Intimité expulsée pour retrouver la paix en soi. Lorsque l’autre, malfaiteur hurlant dans les chairs tuméfiées, est trop bien installé au cœur de la femme-offrande, celle-ci vacille, tombe, mais continue de parler pour dire l’amour encore un peu entre deux souffles, dire la douleur enchâssée partout où l’homme demeure.
Carole Carcillo Mesrobian livre sa vérité dans FEM MAL, ouvrage ravageur paru chez Transignum, et abondamment illustré par Wanda Mihuleac ; ce parcours dans le kairos, le temps vertical, moment du basculement irrémédiable, rassemble en un point l’urgence du cri face aux beuglements de la gorge, des poings de celui qui se présentait, à l’aube de l’amour, comme un preux arthurien, et qui se révélera n’être qu’une armure vide forte seulement du fer de l’armure – un cri salvateur tissé de nerfs, sang séché, peau déchirées, organes découpés, os broyés.

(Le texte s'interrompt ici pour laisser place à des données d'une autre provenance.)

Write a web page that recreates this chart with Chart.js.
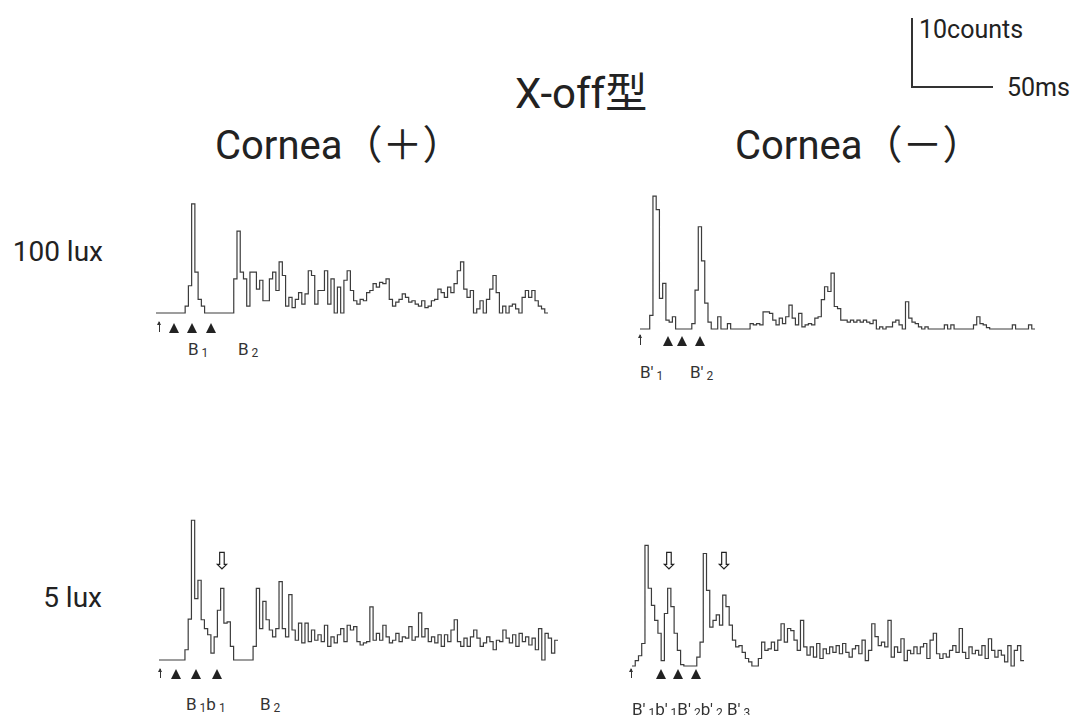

FEM MAL – fait mal, femelle, femme et mâle, un titre opposition hors de l’apaisement. La mise en pages de FEM MAL est conçue par la plasticienne Wanda Mihuleac et renforce cette perception : chaque double page grand format est flanquée des figures répétées et légèrement modifiées de l’homme et de la femme, bouches ouvertes sur l’autre intrusif, sur le texte disant les mots de l’une, les borborygmes de l’autre.
Carole Carcillo Mesrobian, FEM MAL,
Les Editions Transignum, 2019, 20€.
La puissance de ce montage noir et blanc renforce le dire de la femme/Carole, le propulse, l’aide à expulser le bébé/homme mortifère. La dernière double page est celle, non de l’apaisement qui ne pourra jamais advenir, mais celle de la résolution du conflit dans la formation d’un trou noir duquel rien n’échappe.

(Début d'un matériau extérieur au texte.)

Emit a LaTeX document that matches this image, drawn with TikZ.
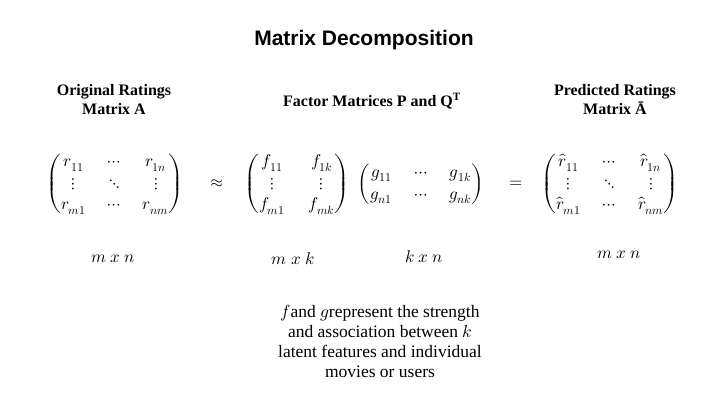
\documentclass[tikz,border=0pt]{standalone}
\usepackage{amsmath}
\usepackage{fontspec}
\usepackage{unicode-math}
\setmainfont{Liberation Serif}
\setmathfont{Latin Modern Math}
\newfontfamily\titlefont{Liberation Sans}
\begin{document}
\begin{tikzpicture}[x=1pt,y=-1pt,
head/.style={font=\bfseries\fontsize{16}{19}\selectfont,align=center},
mat/.style={font=\fontsize{17}{21.5}\selectfont,inner sep=0pt},
dims/.style={font=\fontsize{17}{20}\selectfont},
note/.style={font=\fontsize{17.5}{20}\selectfont,align=center}]
\useasboundingbox(0,0)rectangle(728,413);
\node[font=\titlefont\bfseries\fontsize{21}{25}\selectfont](title)at(364,40){Matrix Decomposition};
\node[head](hA)at(114,100){Original Ratings\\Matrix A};
\node[head](hPQ)at(372,101){Factor Matrices P and Q\textsuperscript{T}};
\node[head](hAh)at(615,100){Predicted Ratings\\Matrix Ā};
% matrices
\node[mat](A)at(115,184){$\setlength\arraycolsep{11pt}\begin{pmatrix}r_{11}&\cdots&r_{1n}\\\vdots&\ddots&\vdots\\r_{m1}&\cdots&r_{nm}\end{pmatrix}$};
\node[mat](approx)at(217,184){$\approx$};
\node[mat](P)at(297,184){$\setlength\arraycolsep{12pt}\begin{pmatrix}f_{11}&f_{1k}\\\vdots&\vdots\\f_{m1}&f_{mk}\end{pmatrix}$};
\node[mat](Q)at(421,184){$\setlength\arraycolsep{11pt}\begin{pmatrix}g_{11}&\cdots&g_{1k}\\g_{n1}&\cdots&g_{nk}\end{pmatrix}$};
\node[mat](eq)at(516,184){$=$};
\node[mat](Ah)at(610,184){$\setlength\arraycolsep{11pt}\begin{pmatrix}\hat{r}_{11}&\cdots&\hat{r}_{1n}\\\vdots&\ddots&\vdots\\\hat{r}_{m1}&\cdots&\hat{r}_{nm}\end{pmatrix}$};
% sizes
\node[dims](dA)at(113,259){$m\ x\ n$};
\node[dims](dP)at(293,259){$m\ x\ k$};
\node[dims](dQ)at(424,257){$k\ x\ n$};
\node[dims](dAh)at(619,255){$m\ x\ n$};
\node[note](note)at(380,341){$f$and $g$represent the strength\\and association between $k$\\latent features and individual\\movies or users};
\end{tikzpicture}
\end{document}
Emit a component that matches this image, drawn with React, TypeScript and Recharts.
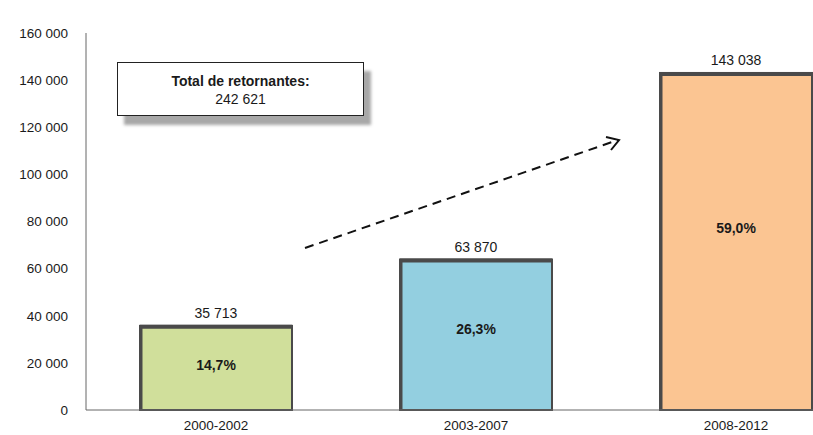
import { BarChart, Bar, XAxis, YAxis, LabelList, Cell } from "recharts"

const periods = ["2000-2002", "2003-2007", "2008-2012"]
const returnees = [35713, 63870, 143038]
const shares = ["14,7%", "26,3%", "59,0%"]
const barColors = ["#d0df9b", "#93cfe0", "#fbc592"]
const yTicks = [0, 20000, 40000, 60000, 80000, 100000, 120000, 140000, 160000]
const totalLabel = "Total de retornantes:"
const totalValue = "242 621"

const data = periods.map((p, i) => ({ period: p, value: returnees[i], share: shares[i] }))

const font = "'Liberation Sans', Arial, sans-serif"
const fmt = (v: number) => String(v).replace(/\B(?=(\d{3})+(?!\d))/g, " ")

function BorderedBar(props: any) {
    const { x, y, width, height, fill } = props
    if (!height || height <= 0) return null
    return (
        <g>
            <rect x={x} y={y} width={width} height={height} fill={fill} stroke="#4a4a4a" strokeWidth={2} />
            <line x1={x} y1={y + 1} x2={x + width} y2={y + 1} stroke="#4a4a4a" strokeWidth={4} />
            <line x1={x + 1} y1={y} x2={x + 1} y2={y + height} stroke="#4a4a4a" strokeWidth={3} />
        </g>
    )
}

function ShareLabel(props: any) {
    const { x, y, width, height, value } = props
    return (
        <text x={x + width / 2} y={y + height * 0.46} textAnchor="middle" dominantBaseline="central"
            fontFamily={font} fontSize={14} fontWeight="bold" fill="#1a1a1a">
            {value}
        </text>
    )
}

export default function App() {
    return (
        <div style={{ position: "absolute", left: 0, top: 0, width: 813, height: 435, overflow: "hidden", background: "#fff" }}>
            <BarChart width={866} height={435} data={data} margin={{ top: 33, right: 0, left: 0, bottom: 0 }}
                barCategoryGap={54} barSize={152}>
                <XAxis dataKey="period" height={25} tickLine={false} axisLine={{ stroke: "#666" }} tickMargin={4}
                    tick={{ fontFamily: font, fontSize: 13.5, fill: "#1a1a1a" }} interval={0} />
                <YAxis type="number" domain={[0, 160000]} ticks={yTicks} width={86} tickLine={false}
                    axisLine={{ stroke: "#666" }} tickMargin={12} tickFormatter={fmt}
                    tick={{ fontFamily: font, fontSize: 13.5, fill: "#1a1a1a" }} />
                <Bar dataKey="value" shape={<BorderedBar />} isAnimationActive={false}>
                    {data.map((d, i) => (
                        <Cell key={d.period} fill={barColors[i]} />
                    ))}
                    <LabelList dataKey="value" position="top" offset={8} formatter={(v: any) => fmt(Number(v))}
                        style={{ fontFamily: font, fontSize: 14, fill: "#1a1a1a" }} />
                    <LabelList dataKey="share" content={<ShareLabel />} />
                </Bar>
            </BarChart>
            <svg width={813} height={435} style={{ position: "absolute", left: 0, top: 0, pointerEvents: "none" }}>
                <line x1={305} y1={248} x2={618} y2={140} stroke="#111" strokeWidth={2} strokeDasharray="9 6" />
                <polyline points="606,137 619,140 611,150" fill="none" stroke="#111" strokeWidth={2} />
            </svg>
            <div style={{
                position: "absolute", left: 117, top: 62, width: 247, height: 54, border: "1.5px solid #222",
                background: "#fff", boxShadow: "7px 9px 3px #a8a8a8", fontFamily: font, fontSize: 14,
                color: "#1a1a1a", textAlign: "center", lineHeight: "18px", paddingTop: 9, boxSizing: "border-box"
            }}>
                <div style={{ fontWeight: "bold" }}>{totalLabel}</div>
                <div>{totalValue}</div>
            </div>
        </div>
    )
}
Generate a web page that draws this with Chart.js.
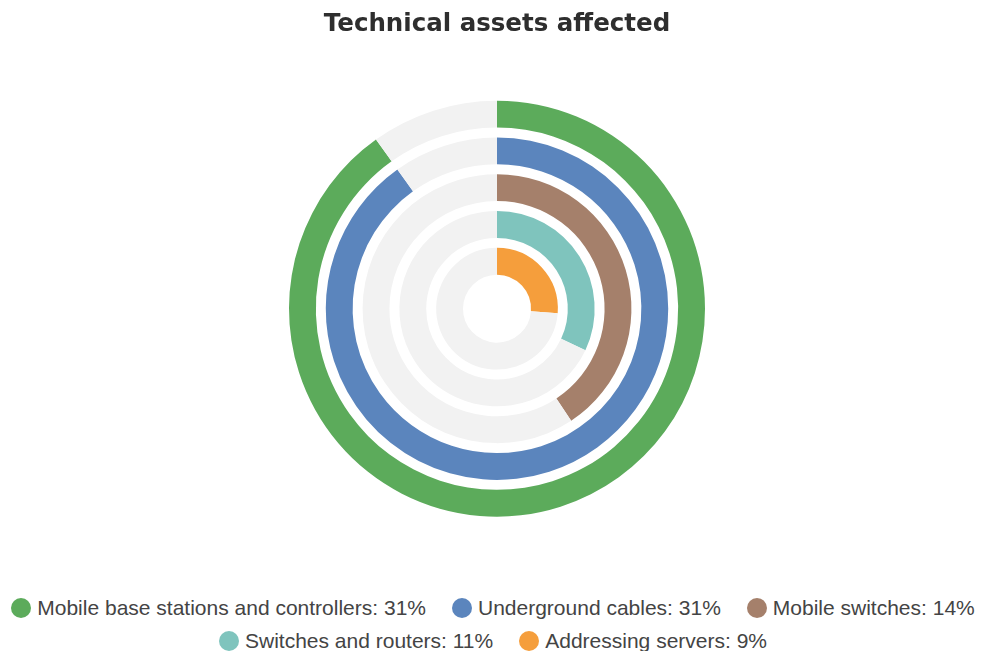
<!DOCTYPE html>
<html>
<head>
<meta charset="utf-8">
<script src="https://cdn.jsdelivr.net/npm/chart.js@4"></script>
<style>
  html, body { margin: 0; padding: 0; background: #fff; }
  #wrap { position: relative; width: 982px; height: 651px; }
  #box { position: absolute; left: 0; top: 0; width: 982px; height: 571px; }
  #legenda {
    position: absolute; left: 4px; top: 591px; width: 978px;
    display: flex; flex-wrap: wrap; justify-content: center; column-gap: 26px;
    font-family: "Liberation Sans", Arial, sans-serif; font-size: 21px;
    line-height: 33px; color: #444;
  }
  .item { display: flex; align-items: center; white-space: nowrap; }
  .bola { width: 20px; height: 20px; border-radius: 50%; margin-right: 6px; }
</style>
</head>
<body>
<div id="wrap">
  <div id="box"><canvas id="grafico"></canvas></div>
  <div id="legenda"></div>
</div>
<script>
// Categorias e valores (percentual de ativos afetados)
const categorias = ['Mobile base stations and controllers', 'Underground cables', 'Mobile switches', 'Switches and routers', 'Addressing servers'];
const valores = [31, 31, 14, 11, 9];
const cores = ['#5cab5b', '#5b85bd', '#a5806b', '#7fc4bd', '#f59e3c'];
const escalaMax = 34.4; // valor que fecha a volta completa
const corTrilho = '#f2f2f2';

// Um anel por categoria, com um anel vazio entre eles para dar o espaço branco
const datasets = [];
categorias.forEach((nome, i) => {
    if (i > 0) {
        datasets.push({
            label: 'espaco',
            data: [1],
            backgroundColor: ['rgba(0,0,0,0)'],
            borderWidth: 0,
            weight: 10
        });
    }
    datasets.push({
        label: nome,
        data: [valores[i], escalaMax - valores[i]],
        backgroundColor: [cores[i], corTrilho],
        borderWidth: 0,
        weight: 27
    });
});

const canvas = document.getElementById('grafico');
const grafico = new Chart(canvas, {
    type: 'doughnut',
    data: { labels: ['valor', 'resto'], datasets: datasets },
    options: {
        responsive: true,
        maintainAspectRatio: false,
        animation: false,
        radius: 208,
        cutout: '16.35%',
        layout: { padding: { left: 12 } },
        events: [],
        plugins: {
            legend: { display: false },
            tooltip: { enabled: false },
            title: {
                display: true,
                text: 'Technical assets affected',
                color: '#2e2e2e',
                font: { family: '"DejaVu Sans", Arial, sans-serif', size: 24.5, weight: 'bold', lineHeight: 1.2 },
                padding: { top: 10, bottom: 7 }
            }
        }
    }
});

// Legenda em HTML, montada a partir dos mesmos arrays
const legenda = document.getElementById('legenda');
categorias.forEach((nome, i) => {
    const item = document.createElement('div');
    item.className = 'item';
    const bola = document.createElement('span');
    bola.className = 'bola';
    bola.style.background = cores[i];
    const texto = document.createElement('span');
    texto.textContent = nome + ': ' + valores[i] + '%';
    item.appendChild(bola);
    item.appendChild(texto);
    legenda.appendChild(item);
});
</script>
</body>
</html>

L’exceptionnel du travail de Carole Carcillo Mesrobian (Carole Mesrobian en littérature) tient dans ce tremblement à l’orée du trou noir : tu peux encore oser nos corps entremêlés. Terrible aveu de celle qui tisse ses maux sur la ligne de fuite. Elle ajoute : séquestration, c’est fini ; puis, dans un silence fabriqué de sons : fait mal. En creux se révèle la personnalité de celui qui était censé porter la lumière : adultère, brutal, calculateur, arrogant, faux, voleur de sentiments et de pièces sonnantes. On le devine aimant la musique qui braille et qui, en boucle, empêche toute communication ; Carole Carcillo Mesrobian décrypte l’écriture de MAL : tu écris tant de choses, inimaginable comme on peut écrire tant de choses sorties comme des guirlandes d’insectes nauséabonds de ta tête ; ou encore : ta hargne part à la poste, tu calomnies. MAL, scribe de la haine et de la forfaiture. Après ces pages, ces pages à vider le sac des viandes faisandées par l’haleine du chevalier décousu : “ta crasse, au propre corps malodorant au figuré broyeur de ciel”.
Ai-je bien tué le monstre qui était en moi, semble exhaler Carole Mesrobian, telle est l’hypothèse émise entre les lignes, celles du poète. Qu’est-ce que l’Art ? Sinon la projection de l’impensé du créateur – de l’entre-deux – dans l’œuvre ; œuvre qui pense par elle-même et révèle ce que le créateur croit cacher encore ; le poète est dans ce FEM MAL, entièrement impliqué ; l’ouvrage est le journal du kairos, celui de tous les jours comptés (contés) dans l’instant du jouir dans la douleur d’écrire la douleur. Encore. Mais comme l’écrit Carole Carcillo Mesrobian en conclusion de son poème en prose, rythmé, coloré, violent, ciselé :
Je ne me tais pas.
Il faut que ça se tienne dans les pages
de quelque part,
cette distance parcourue au pays
d’une folie
dont j’ai accepté perméable la masse
époustouflante comme d’une bombe
atomique les ravages.
Et cette acceptation est le signe que les deux monstres sont distingués : MAL ne pouvant se connaître lui-même est enfin expulsé par la parturiente ; FEM, délivrée par volonté poétique (ce livre), voit dans son miroir son image inversée, monstre enfin connu et caressé. Plus ce monstre mourra par connaissance, plus la mort douce s’approchera.